Thanks! Hopefully, it cuts down on prep time.
Jim wrote:
Nice - much cleaner.
1) You might want to keep the idea of things you can and can't use untrained - depends on how specific you want to get.
I am, kind of. Things the DM determines should not be done untrained *might* be "unlocked", at the DM's discretion, through drama points. A short cut that you be functional for most situations.
Jim wrote:
2) I would remove the "Your class skills" from the description of Trained. If I take what you mean correctly, it's true that your class will include skills in which you are trained. But after character creation, is this distinction important?
It isn't. You're right.
Language, language, language. I have to keep on paying attention to that sort of stuff. Excellent suggestion, man!
Jim wrote:
3) This brings up the question - and maybe you've answered it and I lost it along the way, but how does "level up" affect these things? Do you get points to buy things up to another track? Do class skills get improved?

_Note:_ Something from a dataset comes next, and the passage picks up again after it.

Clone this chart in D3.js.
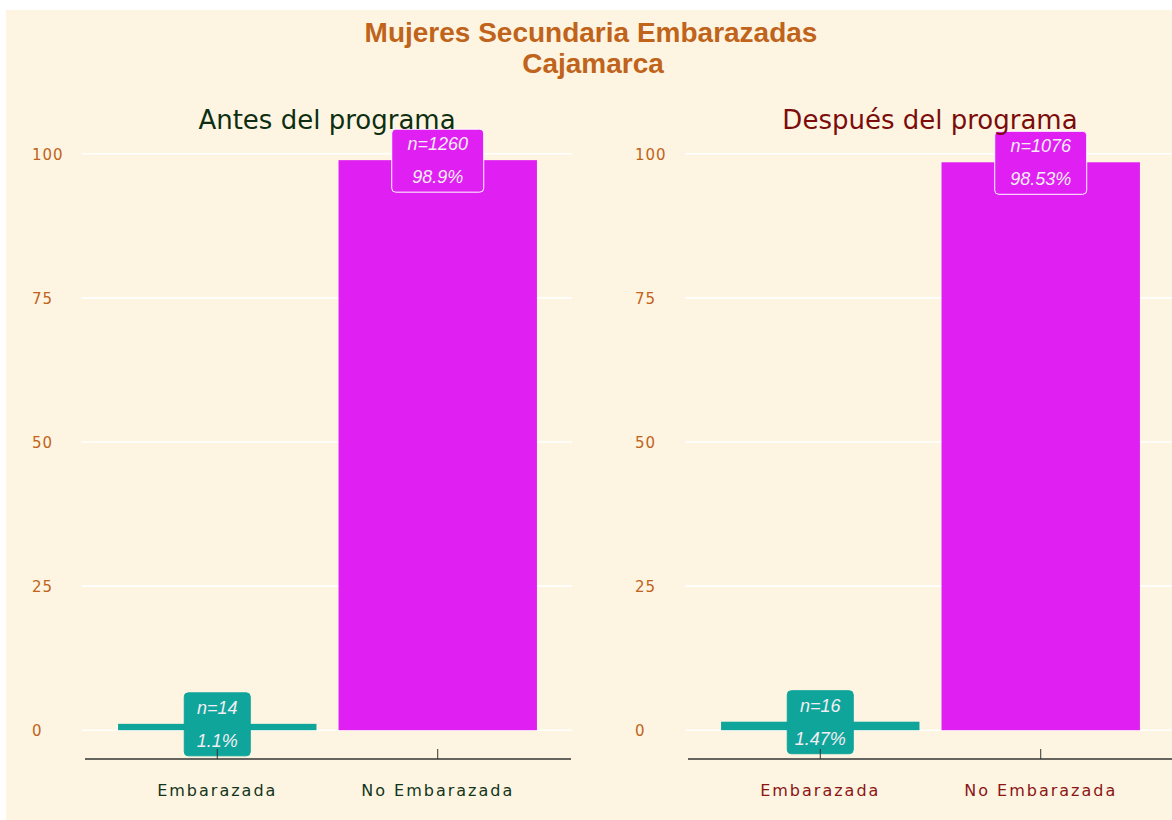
<!DOCTYPE html>
<html>
<head>
<meta charset="utf-8">
<script src="https://cdn.jsdelivr.net/npm/d3@7"></script>
<style>
  body { margin: 0; background: #fff; }
  svg { display: block; }
</style>
</head>
<body>
<svg id="chart" width="1172" height="820"></svg>
<script>
// data
const categories = ["Embarazada", "No Embarazada"]
const panelTitles = ["Antes del programa", "Después del programa"]
const antesPct = [1.1, 98.9]
const antesN = [14, 1260]
const despuesPct = [1.47, 98.53]
const despuesN = [16, 1076]
const yTicks = [0, 25, 50, 75, 100]

const barColors = ["#10a59b", "#e01ff2"]
const panelInk = ["#12341a", "#8b1414"]

const svg = d3.select("#chart")
const W = 1172, H = 820

svg.append("rect")
    .attr("x", 6).attr("y", 10)
    .attr("width", W - 6).attr("height", H - 10)
    .attr("fill", "#fdf5e1")

svg.append("text")
    .attr("x", 591).attr("y", 42)
    .attr("text-anchor", "middle")
    .attr("font-family", "Liberation Sans, Arial, sans-serif")
    .attr("font-weight", "bold")
    .attr("font-size", 28)
    .attr("fill", "#c0631b")
    .text("Mujeres Secundaria Embarazadas")
svg.append("text")
    .attr("x", 593).attr("y", 73)
    .attr("text-anchor", "middle")
    .attr("font-family", "Liberation Sans, Arial, sans-serif")
    .attr("font-weight", "bold")
    .attr("font-size", 28)
    .attr("fill", "#c0631b")
    .text("Cajamarca")

const y = d3.scaleLinear().domain([-5, 105]).range([759, 125])

const panels = [
    {left: 85, pct: antesPct, n: antesN},
    {left: 688, pct: despuesPct, n: despuesN}
]

panels.forEach((p, i) => {
    const g = svg.append("g")
    const x = d3.scaleBand()
        .domain(categories)
        .range([p.left, p.left + 485])
        .paddingInner(0.1)
        .paddingOuter(0.15)

    // grid
    g.selectAll("line.grid")
        .data(yTicks)
        .enter()
        .append("line")
        .attr("x1", p.left - 3).attr("x2", p.left + 487)
        .attr("y1", d => y(d)).attr("y2", d => y(d))
        .attr("stroke", "#ffffff")
        .attr("stroke-width", 1.6)

    // y labels
    g.selectAll("text.ytick")
        .data(yTicks)
        .enter()
        .append("text")
        .attr("x", p.left - 53)
        .attr("y", d => y(d) + 6)
        .attr("font-family", "DejaVu Sans, sans-serif")
        .attr("font-size", 15)
        .attr("letter-spacing", 1)
        .attr("fill", "#c0631b")
        .text(d => d)

    const rows = categories.map((c, k) => ({cat: c, pct: p.pct[k], n: p.n[k], k}))

    g.selectAll("rect.bar")
        .data(rows)
        .enter()
        .append("rect")
        .attr("x", d => x(d.cat))
        .attr("width", x.bandwidth())
        .attr("y", d => y(d.pct))
        .attr("height", d => y(0) - y(d.pct))
        .attr("fill", d => barColors[d.k])

    // labels
    const lab = g.selectAll("g.lab")
        .data(rows)
        .enter()
        .append("g")
        .attr("transform", d => `translate(${x(d.cat) + x.bandwidth() / 2},${y(d.pct)})`)
    lab.append("rect")
        .attr("x", d => d.k === 0 ? -33 : -46)
        .attr("width", d => d.k === 0 ? 66 : 92)
        .attr("y", -31).attr("height", 63)
        .attr("rx", 4)
        .attr("fill", d => barColors[d.k])
        .attr("stroke", d => d.k === 0 ? barColors[0] : "#ffffff")
        .attr("stroke-width", 1)
    lab.append("text")
        .attr("y", -10)
        .attr("text-anchor", "middle")
        .attr("font-family", "Liberation Sans, Arial, sans-serif")
        .attr("font-style", "italic")
        .attr("font-size", 18)
        .attr("fill", "#f4eef4")
        .text(d => "n=" + d.n)
    lab.append("text")
        .attr("y", 23)
        .attr("text-anchor", "middle")
        .attr("font-family", "Liberation Sans, Arial, sans-serif")
        .attr("font-style", "italic")
        .attr("font-size", 18)
        .attr("fill", "#f4eef4")
        .text(d => d.pct + "%")

    // x axis
    g.append("line")
        .attr("x1", p.left).attr("x2", p.left + 486)
        .attr("y1", y(-5)).attr("y2", y(-5))
        .attr("stroke", "#333333")
        .attr("stroke-width", 1.5)
    g.selectAll("line.xtick")
        .data(categories)
        .enter()
        .append("line")
        .attr("x1", d => x(d) + x.bandwidth() / 2)
        .attr("x2", d => x(d) + x.bandwidth() / 2)
        .attr("y1", y(-5)).attr("y2", y(-5) - 10)
        .attr("stroke", "#333333")
        .attr("stroke-width", 1)
    g.selectAll("text.xlab")
        .data(categories)
        .enter()
        .append("text")
        .attr("x", d => x(d) + x.bandwidth() / 2)
        .attr("y", 796)
        .attr("text-anchor", "middle")
        .attr("font-family", "DejaVu Sans, sans-serif")
        .attr("font-size", 16)
        .attr("letter-spacing", 2)
        .attr("fill", panelInk[i])
        .text(d => d)

    g.append("text")
        .attr("x", p.left + 242)
        .attr("y", 129)
        .attr("text-anchor", "middle")
        .attr("font-family", "DejaVu Sans, sans-serif")
        .attr("font-size", 26)
        .attr("fill", i === 0 ? "#0e2e12" : "#7c0c0c")
        .text(panelTitles[i])
})
</script>
</body>
</html>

I keep going back and forth. Keep in mind, a main goal is to have a somewhat more elegant and flexible "old school, classic D&D". Part of that is keeping things simple so that you can easily pick it up, learn it and add stuff. In classic D&D, skills were kind of an afterthought.
The part of me that played GURPS, Hero and many other complex systems for years wants to have more skill rules. The part of me that wants a classic D&D says I'm already giving more than enough options. As written, it looks like characters have to buy or decide on specialties. And I am undecided whether you can buy additional skills. I'm tempted to have that option but it will be very, very few.
These are broad skill categories anyway. Each one makes for a considerable body of knowledge.
I think optimization and uniqueness will come primarily from alignment and "feats".
I'm starting to attack classes today. It's proving more challenging than I thought.